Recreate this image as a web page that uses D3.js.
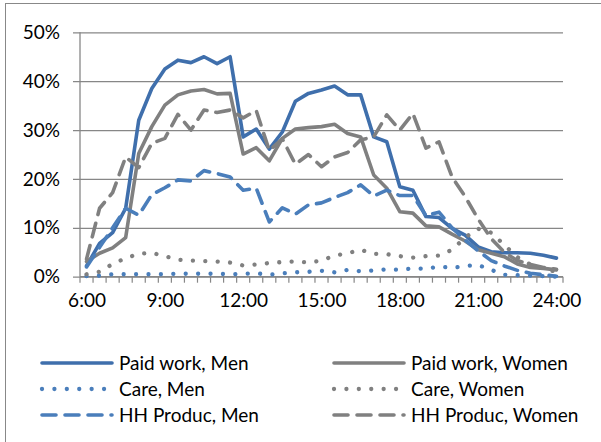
<!DOCTYPE html>
<html>
<head>
<meta charset="utf-8">
<script src="https://cdn.jsdelivr.net/npm/d3@7/dist/d3.min.js"></script>
<style>
  body { margin: 0; background: #fff; }
  text { font-family: Lato, "Noto Sans", sans-serif; fill: #000; }
</style>
</head>
<body>
<div id="app"></div>
<script>
// half-hour slots 6:00 .. 24:00
const times = d3.range(12, 49).map(h => `${Math.floor(h / 2)}:${h % 2 ? "30" : "00"}`)
const tickLabels = ["6:00", "9:00", "12:00", "15:00", "18:00", "21:00", "24:00"]
const yTicks = [0, 10, 20, 30, 40, 50]

const paidMen = [2.2, 6.8, 9, 14, 32, 38.5, 42.5, 44.3, 43.8, 45, 43.6, 45, 28.6, 30.2, 26.1, 29.6, 35.9, 37.5, 38.2, 39, 37.2, 37.2, 28.6, 27.6, 18.4, 17.7, 12.3, 12.1, 9.9, 8.5, 6.1, 5.1, 4.9, 4.9, 4.8, 4.4, 3.8]
const paidWomen = [3.1, 4.8, 5.9, 8, 25.2, 30.7, 35.1, 37.2, 38, 38.3, 37.4, 37.5, 25.1, 26.4, 23.7, 28.3, 30.2, 30.5, 30.7, 31.2, 29.3, 28.6, 20.8, 18.1, 13.3, 13, 10.4, 10.2, 8.7, 7.3, 5.5, 4.8, 4.1, 2.6, 1.9, 1.7, 1.4]
const careMen = [0.1, 0.2, 0.5, 0.5, 0.5, 0.5, 0.5, 0.6, 0.6, 0.6, 0.6, 0.5, 0.6, 0.7, 0.4, 0.7, 0.9, 1.0, 1.2, 0.9, 1.4, 1.1, 1.3, 1.5, 1.4, 1.7, 1.6, 2.1, 1.8, 2.2, 2.4, 1.4, 0.4, 0.3, 0.2, 0.1, 0]
const careWomen = [0.5, 1.0, 2.6, 3.8, 4.7, 4.9, 4.2, 3.5, 3.3, 3.2, 3.1, 2.9, 2.3, 2.5, 2.8, 3.0, 3.1, 2.9, 3.3, 4.3, 4.8, 5.5, 4.7, 4.6, 4.2, 3.9, 4.2, 4.3, 5.5, 8.0, 9.8, 9.0, 6.5, 4.0, 2.5, 1.6, 1.0]
const hhMen = [2.0, 6, 10, 14, 12.6, 16.8, 18.2, 19.8, 19.6, 21.7, 21.1, 20.4, 17.7, 18.1, 11.2, 14.1, 12.8, 14.7, 15.1, 16.2, 17.2, 18.8, 16.5, 17.7, 16.6, 16.6, 12.5, 13.2, 10, 7.5, 5.3, 3.3, 2.2, 1.3, 0.7, 0.4, 0.1]
const hhWomen = [3.6, 14, 17.2, 24.5, 22.3, 27.3, 28.3, 33.2, 30, 34.1, 33.6, 34.1, 32.5, 34, 25.8, 28.2, 23, 25, 22.5, 24.5, 25.4, 28, 28.6, 33.1, 30, 33.4, 26.3, 27.6, 20.4, 16.4, 11.8, 7.8, 5, 3.3, 2.5, 1.9, 1.5]

const series = [
  { name: "Paid work, Men", values: paidMen, color: "#3f6fac", dash: null, w: 3.6 },
  { name: "Paid work, Women", values: paidWomen, color: "#808080", dash: null, w: 3.6 },
  { name: "Care, Men", values: careMen, color: "#4a7ebb", dash: "0.01 12.4", w: 4.3 },
  { name: "Care, Women", values: careWomen, color: "#808080", dash: "0.01 12.4", w: 4.3 },
  { name: "HH Produc, Men", values: hhMen, color: "#4a7ebb", dash: "14 9", w: 3.6 },
  { name: "HH Produc, Women", values: hhWomen, color: "#808080", dash: "14 9", w: 3.6 },
]

const width = 601
const height = 442
const plot = { left: 80, right: 563, top: 32.3, bottom: 276.7 }

const svg = d3.select("#app").append("svg")
  .attr("width", width)
  .attr("height", height)

// outer frame
svg.append("rect")
  .attr("x", 5.5).attr("y", 3.5)
  .attr("width", 620).attr("height", 460)
  .attr("fill", "none")
  .attr("stroke", "#888")

const x = d3.scalePoint().domain(times).range([plot.left, plot.right]).padding(0.5)
const xBand = d3.scaleBand().domain(times).range([plot.left, plot.right])
const y = d3.scaleLinear().domain([0, 50]).range([plot.bottom, plot.top])

// gridlines + y labels
const yAxis = svg.append("g")
  .attr("transform", `translate(${plot.left},0)`)
  .call(d3.axisLeft(y).tickValues(yTicks).tickSize(-(plot.right - plot.left)).tickPadding(20).tickFormat(d => d + "%"))
yAxis.select(".domain").remove()
yAxis.selectAll(".tick line").attr("stroke", "#878787").attr("stroke-width", 1.3).attr("x1", -7)
yAxis.selectAll(".tick text").style("font-size", "19px").attr("fill", "#000")

// y axis line
svg.append("line")
  .attr("x1", plot.left).attr("x2", plot.left)
  .attr("y1", plot.top).attr("y2", plot.bottom)
  .attr("stroke", "#878787").attr("stroke-width", 1.3)

// x axis: boundary ticks
const xAxis = svg.append("g")
xAxis.append("line")
  .attr("x1", plot.left).attr("x2", plot.right)
  .attr("y1", plot.bottom).attr("y2", plot.bottom)
  .attr("stroke", "#878787").attr("stroke-width", 1.3)
xAxis.selectAll(".bt")
  .data(times.map(t => xBand(t)).concat([plot.right]))
  .join("line")
    .attr("x1", d => d).attr("x2", d => d)
    .attr("y1", plot.bottom).attr("y2", plot.bottom + 6)
    .attr("stroke", "#878787").attr("stroke-width", 1.2)

const xLabels = svg.append("g")
  .attr("transform", `translate(0,${plot.bottom})`)
  .call(d3.axisBottom(x).tickValues(tickLabels).tickSize(0).tickPadding(17))
xLabels.select(".domain").remove()
xLabels.selectAll(".tick text").style("font-size", "19px").attr("fill", "#000")

// lines
const line = d3.line()
  .x((d, i) => x(times[i]))
  .y(d => y(d))

svg.append("g").selectAll("path")
  .data(series)
  .join("path")
    .attr("d", d => line(d.values))
    .attr("fill", "none")
    .attr("stroke", d => d.color)
    .attr("stroke-width", d => d.w)
    .attr("stroke-linejoin", "round")
    .attr("stroke-linecap", "round")
    .attr("stroke-dasharray", d => d.dash)

// legend, two columns
const legend = svg.append("g")
const items = legend.selectAll("g")
  .data(series)
  .join("g")
    .attr("transform", (d, i) => `translate(${i % 2 ? 334 : 42},${363 + Math.floor(i / 2) * 26})`)
items.append("line")
  .attr("x1", 0).attr("x2", 70)
  .attr("stroke", d => d.color)
  .attr("stroke-width", d => d.w)
  .attr("stroke-linecap", "round")
  .attr("stroke-dasharray", d => d.dash)
items.append("text")
  .attr("x", 77)
  .attr("dy", "0.35em")
  .style("font-size", "19px")
  .text(d => d.name)
</script>
</body>
</html>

---

▸ What is needed
Return exactly what appears from the opening line of the material through the line with "const yTicks = [0, 10, 20, 30, 40, 50]", apart from the pictures.

▸ Response to the task
Recreate this image as a web page that uses D3.js.
<!DOCTYPE html>
<html>
<head>
<meta charset="utf-8">
<script src="https://cdn.jsdelivr.net/npm/d3@7/dist/d3.min.js"></script>
<style>
  body { margin: 0; background: #fff; }
  text { font-family: Lato, "Noto Sans", sans-serif; fill: #000; }
</style>
</head>
<body>
<div id="app"></div>
<script>
// half-hour slots 6:00 .. 24:00
const times = d3.range(12, 49).map(h => `${Math.floor(h / 2)}:${h % 2 ? "30" : "00"}`)
const tickLabels = ["6:00", "9:00", "12:00", "15:00", "18:00", "21:00", "24:00"]
const yTicks = [0, 10, 20, 30, 40, 50]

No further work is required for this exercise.